+2

Ability to delete all / multiple files at once

Adam Rego Johnson 4 years ago updated 3 years ago 10

Hi, would there be any way to implement a feature to delete all files in the file manager at once / select multiple files at once to be deleted? I am dealing with a large amount of PDF files, and I need to change their automatic naming convention when exporting from Zotero for various logistical reasons. These files are hosted on BibBase with a .bib file pointing to them. Being able to 'select all' files, and then deselect my .bib file on the BibBase file manager, in order to delete all PDF files at once, would be a major time saver rather than having to manually select 'delete' and 'yes' for 600 files.

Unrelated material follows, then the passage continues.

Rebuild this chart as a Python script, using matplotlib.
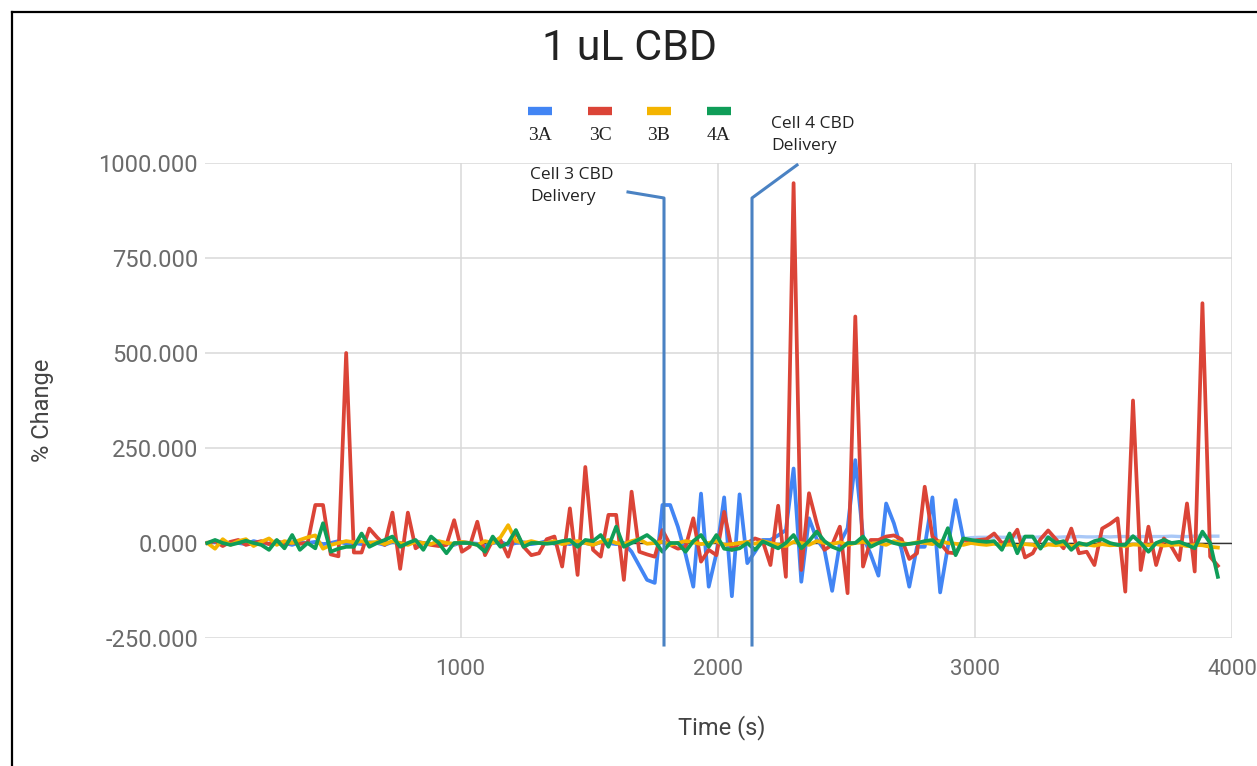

I don't currently anticipate needing to do something like this multiple times, but these things can happen, of course, so I figure this might be a good feature to have in general if it is not too hard to implement.

Thank you!

Adam

Completed

Agreed, this is a useful feature!  We've just added two new features to the file manager:

  • a filter, and
  • a "delete all" button

The button only deletes the files currently included by the filter. So, e.g., if you want to delete all .pdf files you could filter by "pdf" (or "pdf$" to be sure that only files ending in pdf will be included), and then hit delete all.

I hope this addresses your need. Please let me know how it goes, especially if you run into any issues using this.

Thanks for the suggestion.

Hi Christian, I used the feature today and had no issues filtering by PDF. The ability to see how many files are in the system by pressing "delete all" and not executing the function is very useful as well.


I tried to filter by ".bib" just to check and that didn't seem to work fully, as it was pulling, in addition to my two .bib files, a few articles that presumably had those letters but not in that order. Encapsulating ".bib" in quotations didn't return any results, so I presume further operators like that aren't implemented.

Thank you for such a quick implementation of this feature, this is very helpful.

Glad it worked!  For finding .bib files, try  bib$. The filter, again, uses regular expressions and the dollar sign is a special character in regular expressions indicating the end of the string.

Hi Christian, this feature has become a regular part of my workflow and has been very useful, but I've encountered some issues in the past 24hrs using this feature. For context, when I have updates in my library I periodically need to export to BibBase, I have taken to simply deleting all files in my account and then reuploading all .bib and pdf files. This seems easiest for me given the size of the library and the tiny changes that are hard to keep track of, e.g. in filenames or changes in a file that have kept the same name, etc. I upload in batches of 100-200 files in order to avoid hitting the servers too hard as recommended in a prior post of mine.

I seem to have encountered a similar slowdown issue now, though, and when I select to delete all the (~800) files are now deleting very slowly, or not at all. I encountered this around 7-9PM EST last night, the files were deleting one by one very slowly. I repeated the delete all request a couple times, then tried once more from another browser. I exited the pages in both browsers to see if it would stop. I believe I reopened the page 1-2 times and it was still slowly deleting when I came back to it. When I checked back within 30 minutes, it had stopped after 100 files or so were deleted, and it hasn't deleted any more since. I manually deleted my two .bib files to replace them and that seemed to work ok. Just now, I've gone on my other machine and tried to delete a smaller section of files (all the .xlsx in my library, I think 22), and the behavior has been repeated, deleting very slowly 9 files before now stopping after I closed and checked back on it 20 minutes later.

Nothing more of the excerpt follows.